というわけで、第2章の「格式の美―大奥のよそおい」のところから見ることになったのですが、やはりここが最もゴージャスだったかも。当時の最上位の女性たちの着物ですしね・・・。和宮の衣装も華麗でしたが、やはり篤姫の衣装が凄かった。抹茶色の地に雀の刺繍の帯、竹に雪の打掛。篤姫はよほど雀が好きだったのですね。袱紗もお弁当箱も雀模様。第3章は「男の美学」。思わずルパン3世のテーマが頭の中で鳴ってしまいます。ここでは何と信長・秀吉・家康の衣装が揃い踏み。いや、何というか、性格出てますよね・・・・とりわけ、信長の衣装が斬新すぎです。山鳥の羽を衣装に貼り付けようなんて考えないぞ、普通・・・。火消半纏シリーズも奴柄やら髑髏柄やらロックな展開です。第4章は「モダニズム着物」。明治から昭和にかけての着物ですが、打って変わって艶やか。一部はランウェイのような展示になっています。着物のデザインがモダンかつ自由になっていくのがわかります。最後の第5章が「KIMONOの現在」。久保田一竹のインスタレーションは絵画の連作のよう。この頃になると、逆に自然の風合いを生かした着物に変わってきているようです。かと思うと、岡本太郎の爆発的なデザインの着物が。最後はXのYOSHIKI がデザインしたYOSHIKIMONOです。彼は呉服屋さんの息子だったのですね・・・。

ここで既に満腹状態になっていたのですが、第1会場へと舞い戻ります。元々は下着であった小袖が、表着となり着物となる転換点から始まります。第1章は「モードの誕生」。地味だった小袖のデザインが、桃山時代になると一転、華やかになります。四季の草花を描いた四替の着物のデザインがお洒落。これなら一年中、着られますね・・・。江戸時代になると赤黒白を基調とした幾何学的なデザインに変わっていきます。第2章は「京モード 江戸モード」。寛文期になるとさらにダイナミックなデザインに。総鹿子の贅沢着物も。元禄期になるとデザインはますます華やかに。目もあやな、とはこのことです。が、今度は贅沢禁止令が出てしまい、染の着物に移行します。友禅の登場です。ロックフェラー夫妻が寄贈したという紅縮緬の振袖がとりわけ凄いです・・・夫妻、おそるべし。かと思うと、光琳が描いたという着物も。そういえば光琳は呉服屋のお坊ちゃまだったのでした。江戸も後期になると今度は「いき」の時代に。シックな装いに変わっていきます。一方で、豪商・大夫は贅美を尽くした装いをしていました。ここでは輪違屋という置屋の傘の間の再現展示もありました。黒や金の太夫の打掛がまばゆいばかりです。

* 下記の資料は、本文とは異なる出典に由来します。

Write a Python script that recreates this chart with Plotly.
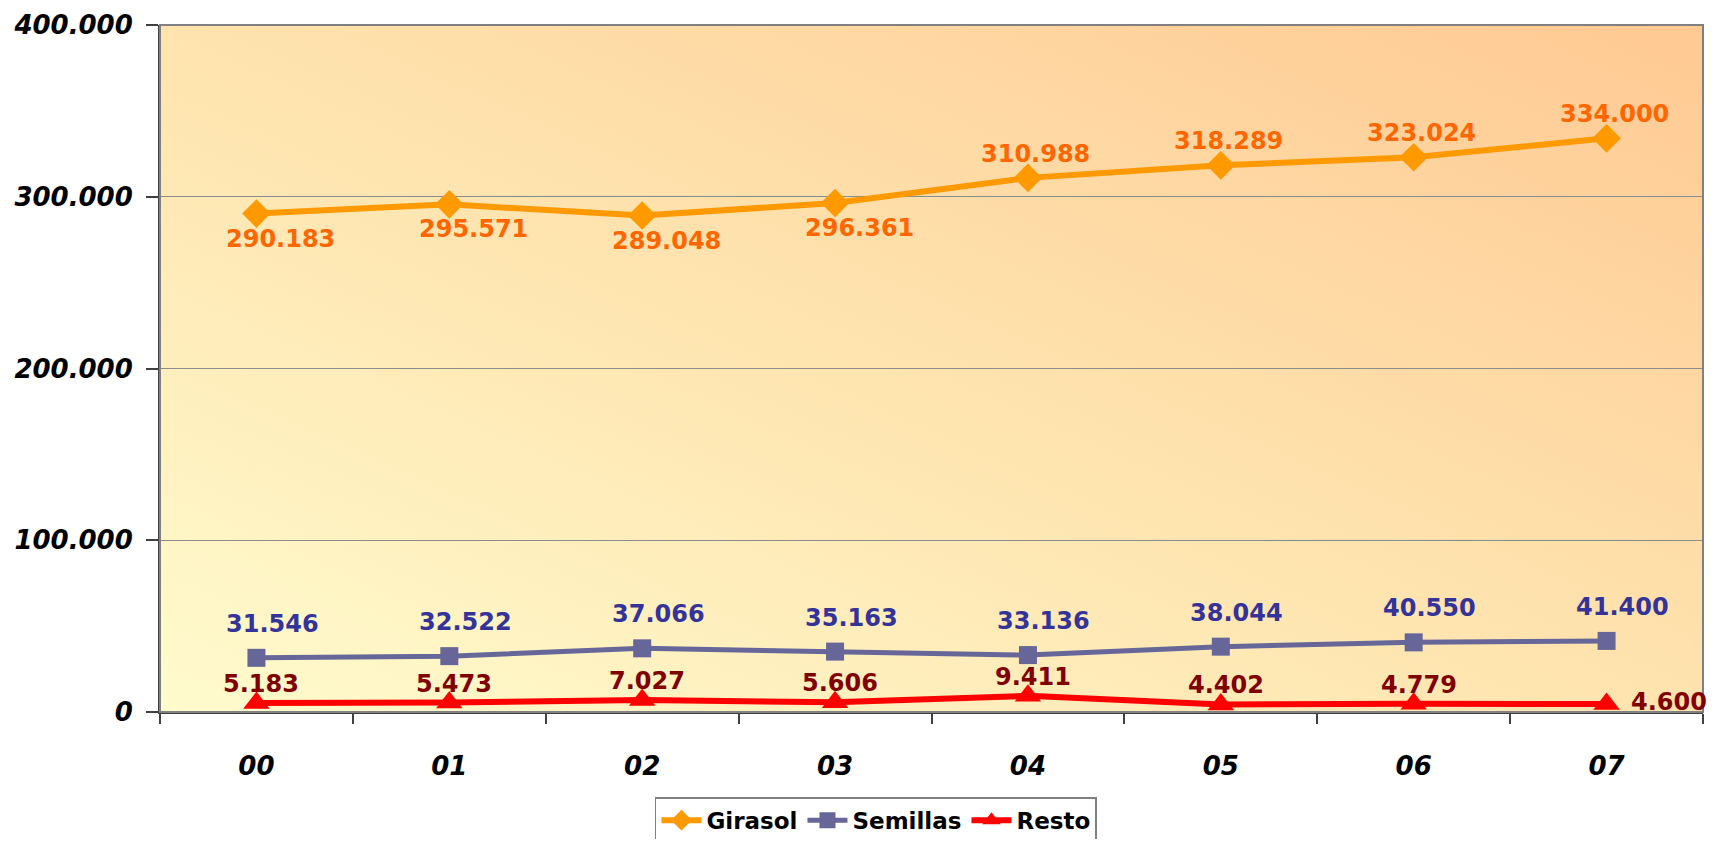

そんなわけで、豪華絢爛、百花繚乱な展覧会でした。もう一生分の着物を見た気分・・・。これだけ充実した展覧会を外国の方々に見てもらえないのが返す返すも残念です。ここでふと、祖母から贈られた着物たちが箪笥の中に眠っていたことを思い出してしまいました。不肖わたくし、結納以来、着物を着たことがありませんでしたが、着物って文字通り、着るものだったのですよね・・・いつか余裕ができたら、着物にも袖を通してみたいものです・・・。